(Plotting code records)
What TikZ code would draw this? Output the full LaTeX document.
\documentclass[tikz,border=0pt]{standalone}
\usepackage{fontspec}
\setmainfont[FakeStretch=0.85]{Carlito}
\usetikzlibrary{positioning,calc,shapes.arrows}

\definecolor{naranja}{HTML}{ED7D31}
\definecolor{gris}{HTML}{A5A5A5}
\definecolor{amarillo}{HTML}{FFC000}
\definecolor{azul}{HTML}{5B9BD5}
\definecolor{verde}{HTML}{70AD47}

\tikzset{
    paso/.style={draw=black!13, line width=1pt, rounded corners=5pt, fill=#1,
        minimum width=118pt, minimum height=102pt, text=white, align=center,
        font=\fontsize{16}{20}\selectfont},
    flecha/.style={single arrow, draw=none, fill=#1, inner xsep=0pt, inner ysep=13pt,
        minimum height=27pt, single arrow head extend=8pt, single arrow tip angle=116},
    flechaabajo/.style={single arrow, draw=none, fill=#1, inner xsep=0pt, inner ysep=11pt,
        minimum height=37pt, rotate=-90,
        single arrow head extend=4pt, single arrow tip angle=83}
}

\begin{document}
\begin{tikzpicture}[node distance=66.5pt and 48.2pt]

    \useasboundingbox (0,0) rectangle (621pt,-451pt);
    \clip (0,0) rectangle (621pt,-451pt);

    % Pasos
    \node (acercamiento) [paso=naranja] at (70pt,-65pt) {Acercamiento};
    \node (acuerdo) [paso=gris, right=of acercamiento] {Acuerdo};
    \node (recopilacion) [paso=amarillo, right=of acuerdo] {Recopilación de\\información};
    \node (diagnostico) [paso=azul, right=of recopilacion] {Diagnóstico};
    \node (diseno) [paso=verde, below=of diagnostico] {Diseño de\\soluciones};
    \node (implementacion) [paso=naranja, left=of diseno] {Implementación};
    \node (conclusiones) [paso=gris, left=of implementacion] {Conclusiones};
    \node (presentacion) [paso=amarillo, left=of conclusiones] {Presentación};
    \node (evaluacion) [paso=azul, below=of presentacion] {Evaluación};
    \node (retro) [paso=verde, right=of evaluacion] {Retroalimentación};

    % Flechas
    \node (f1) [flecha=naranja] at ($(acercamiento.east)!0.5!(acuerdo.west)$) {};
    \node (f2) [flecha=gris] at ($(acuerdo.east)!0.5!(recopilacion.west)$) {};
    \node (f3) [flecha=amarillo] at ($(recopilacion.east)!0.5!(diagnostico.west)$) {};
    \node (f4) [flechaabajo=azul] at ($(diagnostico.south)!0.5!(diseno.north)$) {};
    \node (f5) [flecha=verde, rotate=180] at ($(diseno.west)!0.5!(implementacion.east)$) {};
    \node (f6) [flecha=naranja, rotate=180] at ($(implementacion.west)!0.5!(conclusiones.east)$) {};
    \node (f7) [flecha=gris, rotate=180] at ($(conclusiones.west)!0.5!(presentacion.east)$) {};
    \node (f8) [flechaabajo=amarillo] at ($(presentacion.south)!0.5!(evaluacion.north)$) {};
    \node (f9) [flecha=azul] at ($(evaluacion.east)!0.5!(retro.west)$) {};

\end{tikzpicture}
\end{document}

--

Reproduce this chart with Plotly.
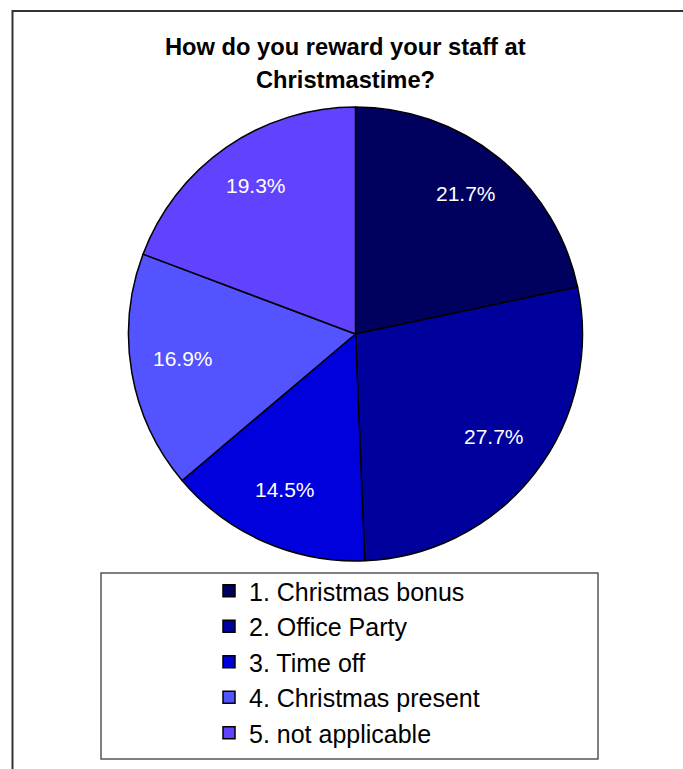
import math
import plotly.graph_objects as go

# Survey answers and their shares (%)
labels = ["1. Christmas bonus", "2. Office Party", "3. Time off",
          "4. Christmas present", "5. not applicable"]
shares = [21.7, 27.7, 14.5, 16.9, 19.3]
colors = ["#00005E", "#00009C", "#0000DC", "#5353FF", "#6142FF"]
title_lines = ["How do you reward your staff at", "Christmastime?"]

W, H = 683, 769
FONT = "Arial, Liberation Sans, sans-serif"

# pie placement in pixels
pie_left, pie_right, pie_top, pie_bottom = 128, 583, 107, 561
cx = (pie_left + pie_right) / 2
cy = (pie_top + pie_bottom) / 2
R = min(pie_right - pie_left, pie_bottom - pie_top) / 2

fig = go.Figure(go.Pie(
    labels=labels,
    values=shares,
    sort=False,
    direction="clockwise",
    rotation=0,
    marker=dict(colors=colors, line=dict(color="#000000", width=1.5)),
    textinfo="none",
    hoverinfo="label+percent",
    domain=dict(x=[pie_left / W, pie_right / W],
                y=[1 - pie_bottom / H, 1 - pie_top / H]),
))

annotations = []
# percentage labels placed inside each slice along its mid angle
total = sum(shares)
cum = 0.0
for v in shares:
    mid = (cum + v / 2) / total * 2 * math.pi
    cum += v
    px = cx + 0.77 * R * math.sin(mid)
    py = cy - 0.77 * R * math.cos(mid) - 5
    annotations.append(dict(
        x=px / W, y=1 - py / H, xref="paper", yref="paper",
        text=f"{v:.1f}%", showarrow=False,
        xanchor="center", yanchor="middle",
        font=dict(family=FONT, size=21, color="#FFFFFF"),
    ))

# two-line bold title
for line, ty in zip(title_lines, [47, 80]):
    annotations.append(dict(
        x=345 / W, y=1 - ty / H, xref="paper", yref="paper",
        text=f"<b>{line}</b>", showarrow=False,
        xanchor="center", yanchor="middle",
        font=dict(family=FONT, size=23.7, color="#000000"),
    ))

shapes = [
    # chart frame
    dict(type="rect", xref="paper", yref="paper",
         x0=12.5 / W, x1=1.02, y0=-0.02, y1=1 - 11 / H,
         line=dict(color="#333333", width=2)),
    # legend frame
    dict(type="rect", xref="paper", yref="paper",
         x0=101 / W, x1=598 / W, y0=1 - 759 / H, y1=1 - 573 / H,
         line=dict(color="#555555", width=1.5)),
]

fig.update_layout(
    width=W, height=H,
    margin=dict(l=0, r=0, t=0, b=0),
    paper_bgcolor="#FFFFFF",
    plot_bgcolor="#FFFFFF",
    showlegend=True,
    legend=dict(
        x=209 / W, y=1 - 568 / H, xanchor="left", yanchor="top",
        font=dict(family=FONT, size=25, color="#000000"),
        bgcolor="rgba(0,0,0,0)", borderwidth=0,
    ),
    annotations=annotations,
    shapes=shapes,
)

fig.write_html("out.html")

### WORK TO COMPLETE
The lines to print start at the line containing "Reproduce this chart with Plotly." and end at the line containing "import plotly.graph_objects as go"; print them exactly, both ends included, and leave out every picture.

### THE OUTPUT
Reproduce this chart with Plotly.
import math
import plotly.graph_objects as go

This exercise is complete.